Turnovers and Explosive Plays


  • Tennessee - one
  • Virginia Tech - four

Explosive Plays

  • Tennessee - Runs: six/Passes: two/Total: eight
  • Virginia Tech - Runs: two/Passes: one/Total: three

That's more like it. Despite sputtering out of the gate, Tennessee was able to stay focused against a young but eager Virginia Tech. The Vols were repeatedly gifted scoring opportunities by the Hokies turning the ball over within their own territory, but credit Tennessee with finishing their chances this week.

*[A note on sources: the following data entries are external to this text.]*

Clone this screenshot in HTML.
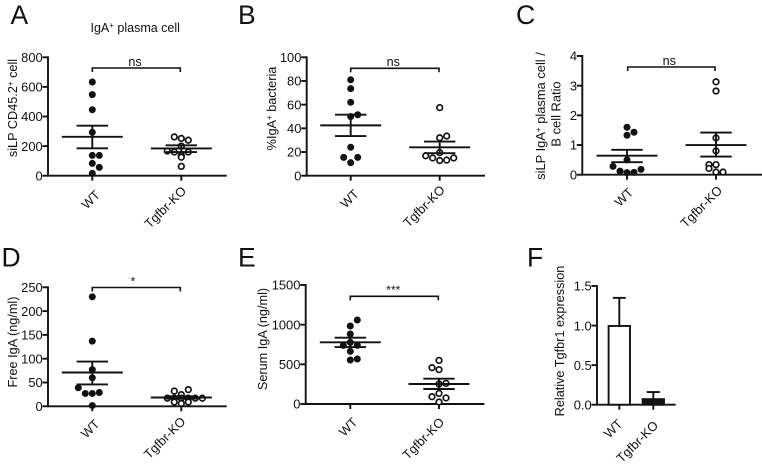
<!DOCTYPE html>
<html lang="en">
<head>
<meta charset="utf-8">
<title>IgA plasma cell panels</title>
<style>
html,body{margin:0;padding:0;background:#fff;width:762px;height:467px;overflow:hidden}
svg{display:block}
text{font-family:"Liberation Sans",Arial,sans-serif;fill:#111}
</style>
</head>
<body>
<svg id="figure" width="762" height="467" viewBox="0 0 762 467" xmlns="http://www.w3.org/2000/svg"></svg>
<script>
// Chart data
const groupLabels = ['WT', 'Tgfbr-KO'];

const aTicks = [0, 200, 400, 600, 800];
const aWtValues = [633, 548, 446, 293, 137, 137, 83, 56, 16];
const aWtLanes = [0, 0, 0, 0, 0, 1, 0, 1, 0];
const aKoValues = [262, 252, 240, 200, 167, 160, 138, 160, 125, 63];
const aKoLanes = [-1, 0, 1, 0, -2, -1, 0, 1, 0, 0];
const aMeans = [263, 184];
const aUppers = [338, 205];
const aLowers = [185, 160];
const aSignificance = ['ns'];

const bTicks = [0, 20, 40, 60, 80, 100];
const bWtValues = [81, 73.5, 62, 50, 51.5, 24, 15.5, 15.5, 11];
const bWtLanes = [0, 0, 0, 0, 1, 0, -1, 1, 0];
const bKoValues = [57.5, 32, 33.5, 19.5, 16.8, 15, 12.8, 13.2, 15];
const bKoLanes = [0, 0, 1, 0, -2, -1, 0, 1, 2];
const bMeans = [42.5, 24];
const bUppers = [51.5, 28.8];
const bLowers = [33.5, 19];
const bSignificance = ['ns'];

const cTicks = [0, 1, 2, 3, 4];
const cWtValues = [1.6, 1.33, 1.43, 0.5, 0.28, 0.12, 0.07, 0.08, 0.18];
const cWtLanes = [0, 0, 1, 0, -2, -1, 0, 1, 2];
const cKoValues = [3.13, 2.82, 1.24, 0.8, 0.34, 0.34, 0.21, 0.09, 0.09];
const cKoLanes = [0, 0, 0, 0, -1, 0, -1, 0, 1];
const cMeans = [0.64, 1.0];
const cUppers = [0.84, 1.42];
const cLowers = [0.42, 0.61];
const cSignificance = ['ns'];

const dTicks = [0, 50, 100, 150, 200, 250];
const dWtValues = [230, 137, 77, 60, 39, 27, 27, 29, 1.5];
const dWtLanes = [0, 0, 0, 0, -2, -1, 0, 1, 0];
const dKoValues = [32, 35, 24.5, 17, 17, 17, 17, 17, 17, 9, 9, 6];
const dKoLanes = [-1, 1, 0, -2, -1, 0, 1, 2, 3, -1, 1, 0];
const dMeans = [71, 18.5];
const dUppers = [94, 21];
const dLowers = [46, 16];
const dSignificance = ['*'];

const eTicks = [0, 500, 1000, 1500];
const eWtValues = [1059, 983, 882, 777, 739, 739, 664, 555, 567];
const eWtLanes = [1, 0, 0, 0, -1, 1, 0, 0, 1];
const eKoValues = [550, 458, 433, 252, 260, 134, 92, 76, 25];
const eKoLanes = [0, -1, 0, 0, 1, 0, -1, 1, 0];
const eMeans = [777, 252];
const eUppers = [836, 319];
const eLowers = [718, 189];
const eSignificance = ['***'];

const fTicks = [0, 0.5, 1.0, 1.5];
const fMeans = [0.995, 0.07];
const fUppers = [1.35, 0.16];

const NS = 'http://www.w3.org/2000/svg';
const INK = '#111';
const svg = document.getElementById('figure');

function node(parent, tag, attrs) {
  const el = document.createElementNS(NS, tag);
  for (const k in attrs) el.setAttribute(k, attrs[k]);
  parent.appendChild(el);
  return el;
}
function line(parent, x1, y1, x2, y2, w) {
  return node(parent, 'line', {x1, y1, x2, y2, stroke: INK, 'stroke-width': w || 1.9});
}
function supLabel(parent, parts, attrs) {
  const t = node(parent, 'text', attrs);
  parts.forEach(function (p) {
    const s = document.createElementNS(NS, 'tspan');
    s.textContent = p.sup || p.t;
    if (p.sup) { s.setAttribute('font-size', '8'); s.setAttribute('dy', '-4'); }
    if (p.after) { s.setAttribute('dy', '4'); }
    t.appendChild(s);
  });
  return t;
}

function drawFrame(p) {
  const g = node(svg, 'g', {});
  
  
  const sy = function (v) { return p.y0 - (v / p.ticks[p.ticks.length - 1]) * (p.y0 - p.yTop); };

  const letter = node(g, 'text', {x: p.letterX, y: p.letterY, 'font-size': 26.5});
  letter.textContent = p.id;
  
  

  const yAxis = line(g, p.xAxis, p.y0 + 0.95, p.xAxis, p.yTop - 0.95);
  
  
  const xAxis = line(g, p.xAxis, p.y0, p.xEnd, p.y0);
  
  

  p.ticks.forEach(function (v) {
    const yy = sy(v);
    const tick = line(g, p.xAxis - 5.5, yy, p.xAxis, yy);
    
    
    const lab = node(g, 'text', {x: p.xAxis - 5.3, y: yy + 4.7, 'text-anchor': 'end', 'font-size': 12.9});
    lab.textContent = p.format ? v.toFixed(1) : String(v);
    
    
  });

  groupLabels.forEach(function (name, i) {
    const cx = p.centers[i];
    const tick = line(g, cx, p.y0, cx, p.y0 + 5);
    
    
    const lx = cx + p.labelOffsets[i][0], ly = p.y0 + p.labelOffsets[i][1];
    const lab = node(g, 'text', {x: lx, y: ly, 'text-anchor': 'end', 'font-size': 12.8, transform: 'rotate(-45 ' + lx + ' ' + ly + ')'});
    lab.textContent = name;
    
    
  });

  p.yLabels.forEach(function (yl) {
    const lab = supLabel(g, yl.parts, {x: 0, y: 0, 'text-anchor': 'middle', 'font-size': yl.size || 12.7, transform: 'translate(' + yl.x + ' ' + yl.y + ') rotate(-90)'});
    
    
  });
  return {g: g, sy: sy};
}

function drawDotPanel(p) {
  const f = drawFrame(p);
  const g = f.g, sy = f.sy;
  p.series.forEach(function (s, i) {
    const cx = p.centers[i];
    s.values.forEach(function (v, k) {
      const dot = node(g, 'circle', {
        cx: cx + s.lanes[k] * 7,
        cy: sy(v),
        r: i === 0 ? 3.5 : 2.8,
        fill: i === 0 ? INK : '#fff',
        stroke: INK,
        'stroke-width': i === 0 ? 0 : 1.7
      });
      
      
    });
    const mean = line(g, cx - 30.5, sy(p.means[i]), cx + 30.5, sy(p.means[i]));
    
    
    const stem = line(g, cx, sy(p.uppers[i]), cx, sy(p.lowers[i]));
    
    
    const capHi = line(g, cx - 15.7, sy(p.uppers[i]), cx + 15.7, sy(p.uppers[i]));
    
    
    const capLo = line(g, cx - 15.7, sy(p.lowers[i]), cx + 15.7, sy(p.lowers[i]));
    
    
  });
  const b = p.bracket;
  const br = node(g, 'path', {d: 'M' + b.x1 + ' ' + (b.y + 4) + 'V' + b.y + 'H' + b.x2 + 'V' + (b.y + 4), fill: 'none', stroke: INK, 'stroke-width': 1.6});
  
  
  const sig = node(g, 'text', {x: b.tx, y: b.ty, 'text-anchor': 'middle', 'font-size': b.size});
  sig.textContent = p.significance[0];
  
  
}

function drawBarPanel(p) {
  const f = drawFrame(p);
  const g = f.g, sy = f.sy;
  p.means.forEach(function (v, i) {
    const cx = p.centers[i];
    const stem = line(g, cx, sy(p.uppers[i]), cx, sy(v));
    
    
    const cap = line(g, cx - 6.5, sy(p.uppers[i]), cx + 6.5, sy(p.uppers[i]));
    
    
    const bar = node(g, 'rect', {x: cx - 10.7, y: sy(v), width: 21.4, height: Math.max(0, p.y0 - sy(v)), fill: i === 0 ? '#fff' : INK, stroke: INK, 'stroke-width': 1.9});
    
    
  });
}

drawDotPanel({
  id: 'A', letterX: 10.5, letterY: 24, xAxis: 48, xEnd: 226.7, y0: 175.7, yTop: 57.3, centers: [92.3, 181.3], ticks: aTicks,
  labelOffsets: [[8.5, 20], [5.7, 16]],
  yLabels: [{x: 16.8, y: 108, parts: [{t: 'siLP CD45.2'}, {sup: '+'}, {t: ' cell', after: true}]}],
  series: [{values: aWtValues, lanes: aWtLanes}, {values: aKoValues, lanes: aKoLanes}],
  means: aMeans, uppers: aUppers, lowers: aLowers, significance: aSignificance,
  bracket: {x1: 92.3, x2: 180.3, y: 68, tx: 135, ty: 66, size: 12.6}
});
drawDotPanel({
  id: 'B', letterX: 238, letterY: 24, xAxis: 306.7, xEnd: 485, y0: 175.7, yTop: 57.3, centers: [350.7, 439.7], ticks: bTicks,
  labelOffsets: [[9, 19], [6, 15]],
  yLabels: [{x: 275.8, y: 108.5, parts: [{t: '%IgA'}, {sup: '+'}, {t: ' bacteria', after: true}]}],
  series: [{values: bWtValues, lanes: bWtLanes}, {values: bKoValues, lanes: bKoLanes}],
  means: bMeans, uppers: bUppers, lowers: bLowers, significance: bSignificance,
  bracket: {x1: 350.7, x2: 439, y: 68.3, tx: 393.3, ty: 66, size: 12.6}
});
drawDotPanel({
  id: 'C', letterX: 516, letterY: 24, xAxis: 582.3, xEnd: 762, y0: 174.7, yTop: 56, centers: [627, 716], ticks: cTicks,
  labelOffsets: [[7, 18.5], [7, 16.5]],
  yLabels: [
    {x: 544.8, y: 116, size: 12.9, parts: [{t: 'siLP IgA'}, {sup: '+'}, {t: ' plasma cell /', after: true}]},
    {x: 560.3, y: 114, size: 12.9, parts: [{t: 'B cell Ratio'}]}
  ],
  series: [{values: cWtValues, lanes: cWtLanes}, {values: cKoValues, lanes: cKoLanes}],
  means: cMeans, uppers: cUppers, lowers: cLowers, significance: cSignificance,
  bracket: {x1: 627.7, x2: 715, y: 67, tx: 669.3, ty: 65, size: 12.6}
});
drawDotPanel({
  id: 'D', letterX: 1.5, letterY: 266.5, xAxis: 48, xEnd: 226.7, y0: 406.3, yTop: 287.3, centers: [92.3, 181.3], ticks: dTicks,
  labelOffsets: [[8, 18.5], [5, 16]],
  yLabels: [{x: 16.8, y: 342, parts: [{t: 'Free IgA (ng/ml)'}]}],
  series: [{values: dWtValues, lanes: dWtLanes}, {values: dKoValues, lanes: dKoLanes}],
  means: dMeans, uppers: dUppers, lowers: dLowers, significance: dSignificance,
  bracket: {x1: 92.3, x2: 180.3, y: 287.5, tx: 133, ty: 285.5, size: 12}
});
drawDotPanel({
  id: 'E', letterX: 238, letterY: 266.5, xAxis: 305.7, xEnd: 484.3, y0: 404, yTop: 285, centers: [350.3, 439], ticks: eTicks,
  labelOffsets: [[8, 19], [6, 19]],
  yLabels: [{x: 266.8, y: 339, parts: [{t: 'Serum IgA (ng/ml)'}]}],
  series: [{values: eWtValues, lanes: eWtLanes}, {values: eKoValues, lanes: eKoLanes}],
  means: eMeans, uppers: eUppers, lowers: eLowers, significance: eSignificance,
  bracket: {x1: 350.3, x2: 438.3, y: 296.3, tx: 393.3, ty: 294, size: 12}
});
drawBarPanel({
  id: 'F', letterX: 527, letterY: 266.5, xAxis: 597, xEnd: 675.7, y0: 404.7, yTop: 286, centers: [619.3, 653.3], ticks: fTicks, format: true,
  labelOffsets: [[4, 20], [5.7, 21.5]],
  yLabels: [{x: 563.8, y: 341, parts: [{t: 'Relative Tgfbr1 expression'}]}],
  means: fMeans, uppers: fUppers
});

const title = supLabel(svg, [{t: 'IgA'}, {sup: '+'}, {t: ' plasma cell', after: true}], {x: 90.5, y: 32, 'font-size': 12.5});


</script>
</body>
</html>
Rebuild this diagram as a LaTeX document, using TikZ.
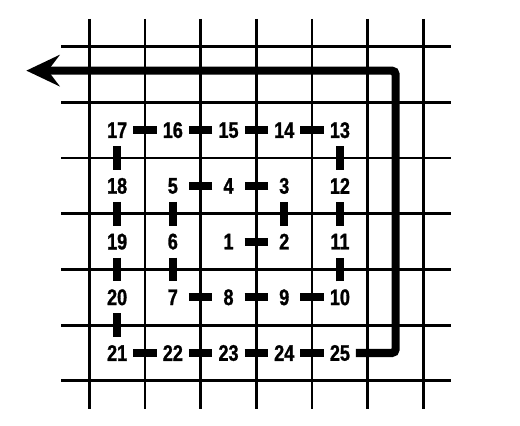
\documentclass[tikz,border=0pt]{standalone}
\usepackage{fontspec}
\setsansfont{Liberation Sans}[FakeStretch=0.8,BoldFeatures={FakeBold=1.2}]
\usetikzlibrary{arrows.meta,positioning}

\begin{document}
\begin{tikzpicture}[>=Latex,node distance=1cm,on grid,
 every node/.style={font=\fontsize{11.5}{13}\sffamily\bfseries},
 num/.style={minimum width=16pt,minimum height=16pt,inner sep=0pt},
 gridline/.style={line width=1.4pt},
 link/.style={line width=4.2pt},
 route/.style={line width=4.2pt,rounded corners=2pt}]
    \useasboundingbox (-1.603,0.838) rectangle (7.733,-6.81);
    % squared paper
    \foreach \i in {0,...,6} {
      \draw[gridline] (\i,0.5) -- (\i,-6.5);
      \draw[gridline] (-0.5,-\i) -- (6.5,-\i);
    }
    % numbered cells, winding out from the middle
    \node[num] (1) at (2.5,-3.5) {1};
    \node[num,right=of 1] (2) {2};
    \node[num,above=of 2] (3) {3};
    \node[num,left=of 3] (4) {4};
    \node[num,left=of 4] (5) {5};
    \node[num,below=of 5] (6) {6};
    \node[num,below=of 6] (7) {7};
    \node[num,right=of 7] (8) {8};
    \node[num,right=of 8] (9) {9};
    \node[num,right=of 9] (10) {10};
    \node[num,above=of 10] (11) {11};
    \node[num,above=of 11] (12) {12};
    \node[num,above=of 12] (13) {13};
    \node[num,left=of 13] (14) {14};
    \node[num,left=of 14] (15) {15};
    \node[num,left=of 15] (16) {16};
    \node[num,left=of 16] (17) {17};
    \node[num,below=of 17] (18) {18};
    \node[num,below=of 18] (19) {19};
    \node[num,below=of 19] (20) {20};
    \node[num,below=of 20] (21) {21};
    \node[num,right=of 21] (22) {22};
    \node[num,right=of 22] (23) {23};
    \node[num,right=of 23] (24) {24};
    \node[num,right=of 24] (25) {25};
    \draw[link] (1)--(2)--(3)--(4)--(5)--(6)--(7)--(8)--(9)--(10)--(11)--(12)
      --(13)--(14)--(15)--(16)--(17)--(18)--(19)--(20)--(21)--(22)--(23)--(24)--(25);
    % way out
    \coordinate (turnlow) at (5.5,-5.5);
    \coordinate (turnhigh) at (5.5,-0.43);
    \coordinate (exit) at (-1.13,-0.43);
    \draw[route,-{Stealth[length=17pt,width=16pt,inset=6pt]}]
      (25)--(turnlow)--(turnhigh)--(exit);
\end{tikzpicture}
\end{document}
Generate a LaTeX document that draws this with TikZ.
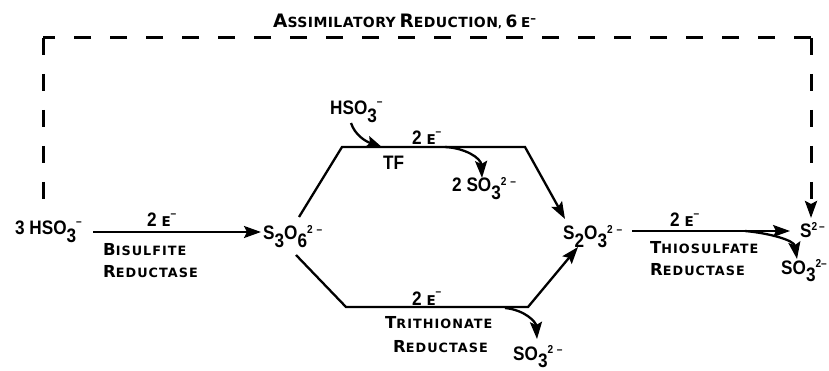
\documentclass[tikz,border=0pt]{standalone}
\usepackage{fontspec}
\setmainfont{Liberation Sans}
\newfontfamily\chemfam{Liberation Sans}[FakeStretch=0.88]
\newfontfamily\labfont{DejaVu Sans}[LetterSpace=8]
\newfontfamily\titfont{DejaVu Sans}[LetterSpace=3]
\usetikzlibrary{arrows.meta}
\newcommand{\chemfont}{\chemfam\bfseries\fontsize{19.5}{19}\selectfont}
\newcommand{\Sb}[1]{\raisebox{-0.7ex}{#1}}
\newcommand{\Chg}[1]{\raisebox{0.62ex}{\fontsize{11.5}{11}\selectfont #1}}
\newcommand{\ChgM}[1]{\raisebox{0.95ex}{\fontsize{11.5}{11}\selectfont #1}}
\newcommand{\SCt}[2]{{\fontsize{18.5}{18}\selectfont #1}{\fontsize{14}{14}\selectfont #2}}
\newcommand{\SCl}[2]{{\fontsize{16.5}{16}\selectfont #1}{\fontsize{12.8}{13}\selectfont #2}}
\newcommand{\El}{{\labfont\bfseries\fontsize{13.5}{13}\selectfont E}\ChgM{\textendash}}
\tikzset{
  chem/.style={font=\chemfont, inner sep=0pt, anchor=base west},
  lab/.style={font=\labfont\bfseries, inner sep=0pt, anchor=base west},
  tip/.style={-{Stealth[length=17pt,width=12pt,inset=3pt]}},
  arr/.style={line width=2.3pt, tip},
  dsh/.style={line width=3pt, dash pattern=on 17pt off 19pt},
}
\begin{document}
\begin{tikzpicture}[x=1pt,y=-1pt]
\useasboundingbox (0,0) rectangle (829,371);
\fill[white] (0,0) rectangle (829,371);
% title
\node[lab, font=\titfont\bfseries] (title) at (273,28) {\SCt{A}{SSIMILATORY} \SCt{R}{EDUCTION}, {\fontsize{17}{17}\selectfont 6} \El};
% species
\node[chem] (hsoL) at (15,235) {3 HSO\Sb{3}\ChgM{\textendash}};
\node[chem] (s3o6) at (263,240) {S\Sb{3}O\Sb{6}\Chg{2\,\,\textendash}};
\node[chem] (s2o3) at (563,240) {S\Sb{2}O\Sb{3}\Chg{2\,\,\textendash}};
\node[chem] (s2) at (800,237) {S\Chg{2\,\textendash}};
\node[chem] (so3R) at (781,274) {SO\Sb{3}\Chg{2\textendash}};
\node[chem] (hsoT) at (330,115) {HSO\Sb{3}\ChgM{\textendash}};
\node[chem] (tf) at (383,170) {TF};
\node[chem] (so3T) at (452,192) {2 SO\Sb{3}\Chg{2\,\,\textendash}};
\node[chem] (so3B) at (513,360) {SO\Sb{3}\Chg{2\,\,\textendash}};
% electrons
\node[chem] (eL) at (147,227) {2 \El};
\node[chem] (eR) at (670,227) {2 \El};
\node[chem] (eT) at (412,145) {2 \El};
\node[chem] (eB) at (412,305) {2 \El};
% enzymes
\node[lab] (bis1) at (103,255) {\SCl{B}{ISULFITE}};
\node[lab] (bis2) at (103,277) {\SCl{R}{EDUCTASE}};
\node[lab] (thi1) at (650,253) {\SCl{T}{HIOSULFATE}};
\node[lab] (thi2) at (650,275) {\SCl{R}{EDUCTASE}};
\node[lab] (tri1) at (385,328) {\SCl{T}{RITHIONATE}};
\node[lab] (tri2) at (393,352) {\SCl{R}{EDUCTASE}};
% coordinates
\coordinate (a1) at (93,232);
\coordinate (a2) at (261,232);
\coordinate (h1) at (299,217);
\coordinate (h2) at (342,147);
\coordinate (h3) at (525,147);
\coordinate (h4) at (565,219);
\coordinate (g1) at (296,255);
\coordinate (g2) at (346,307);
\coordinate (g3) at (528,307);
\coordinate (g4) at (578,247);
\coordinate (t1) at (632,231);
\coordinate (t2) at (790,231);
\coordinate (tb) at (745,231);
\coordinate (bt) at (445,147);
\coordinate (bb) at (505,308);
\coordinate (tl) at (43,38);
\coordinate (tr) at (811,38);
\coordinate (lb) at (43,212);
\coordinate (rb) at (811,218);
% connectors
\draw[arr] (a1) -- (a2);
\draw[arr] (h1) -- (h2) -- (h3) -- (h4);
\draw[arr] (g1) -- (g2) -- (g3) -- (g4);
\draw[arr] (t1) -- (t2);
\draw[arr] (tb) .. controls (768,233) and (794,240) .. (797,259);
\draw[arr] (351,123) .. controls (355,135) and (365,141) .. (383,148);
\draw[arr] (bt) .. controls (465,148) and (481,158) .. (482,178);
\draw[arr] (bb) .. controls (525,310) and (536,322) .. (537,339);
% dashed assimilatory path
\draw[dsh] (tl) -- (lb);
\draw[dsh] (tr) -- (tl);
\draw[dsh, tip] (tr) -- (rb);
\end{tikzpicture}
\end{document}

Average Starting Field Position

  • Tennessee - 40
  • Virginia Tech - 24

Total Drives

  • Tennessee - 14
  • Virginia Tech - 12

Positive Drives

  • Tennessee - five
  • Virginia Tech - six

Scoring Opportunities

  • Tennessee - six
  • Virginia Tech - four

Points per Scoring Opportunity

  • Tennessee - 5.2
  • Virginia Tech - 2.5

3rd/4th Conversion Percentage

  • Tennessee - 17%
  • Virginia Tech - 46%

The data indicate that Tech's inability to hold on to the football had some pretty strange effects. That Tennessee won by the margin it did while only converting 17% of its 3rd/4th down chances suggest that Tennessee had some big plays and short fields, and that checks out. UT was more than two-and-a-half times as likely as VT to execute an explosive play, and the Vols better than doubled the ability of the Hokies to convert scoring chances into points. As the General said and ChrisKF1 points out, "Play for and make the breaks, and when one comes your way, score."